As the Washington Post reports, the White House is seeking people to reinforce its policy. Health and Human Services Secretary Alex Azar and Scott Atlas, a neuroradiologist with no public health experience who has become a chief advisor to President Trump on the coronavirus met with a number of fringe doctors advocating the strategy.
“We heard strong reinforcement of the Trump Administration’s strategy of aggressively protecting the vulnerable while opening schools and the workplace,” Azar tweeted after the meeting.
Three scientists, all Fox “News” regulars like Atlas was, have come forward as the advocates the White House refers to: Martin Kulldorff is an epidemiologist at Harvard University. Sunetra Gupta is an epidemiologist at the University of Oxford. Jay Bhattacharya is a physician and health economist at Stanford Medical School.

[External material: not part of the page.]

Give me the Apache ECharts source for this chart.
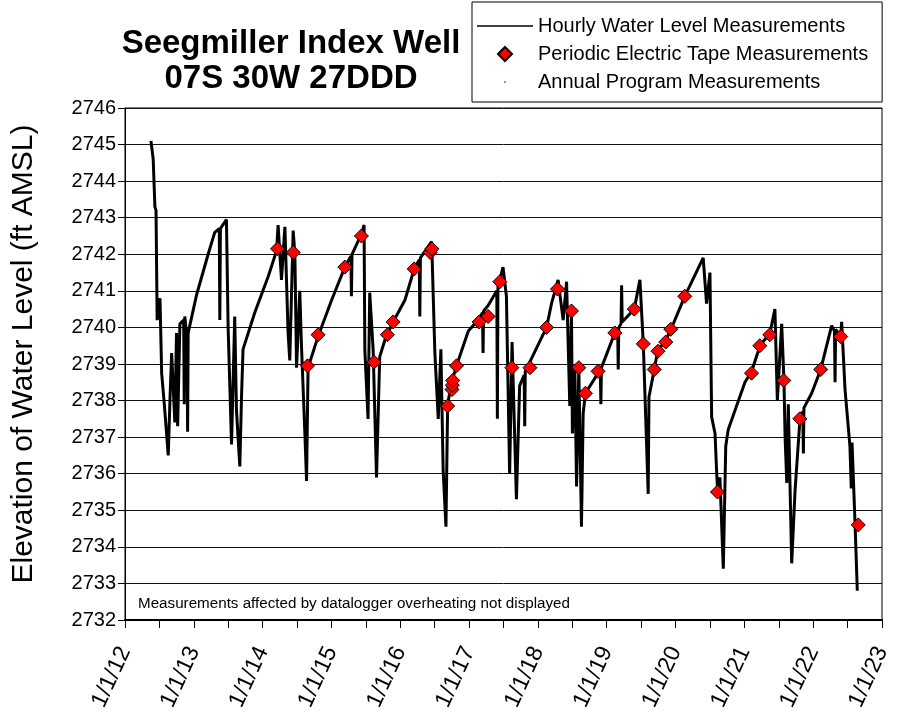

They published a paper calling for “focused protection” for the vulnerable, including the immunocompromised and the elderly. Let everyone else get the coronavirus, they advocate, but they’ll protect the endangered. The losses, they say, will be acceptable.
Those losses, however, could be as high as 6 million dead and innumerable people suffering the long term consequences.
Even members of Trump own staff are doubtful of the adoption of the theory–but only in name.
“We’re not endorsing a plan. The plan is endorsing what the president’s policy has been for months. The president’s policy — protect the vulnerable, prevent hospital overcrowding, and open schools and businesses — and he’s been very clear on that,” the official said.
Scientists who understand herd immunity say the only way to effectively achieve it is through vaccinations, not infections. With the coronavirus, immunity is not a proven aftereffect of infection; there are documented cases of people being infected multiple times.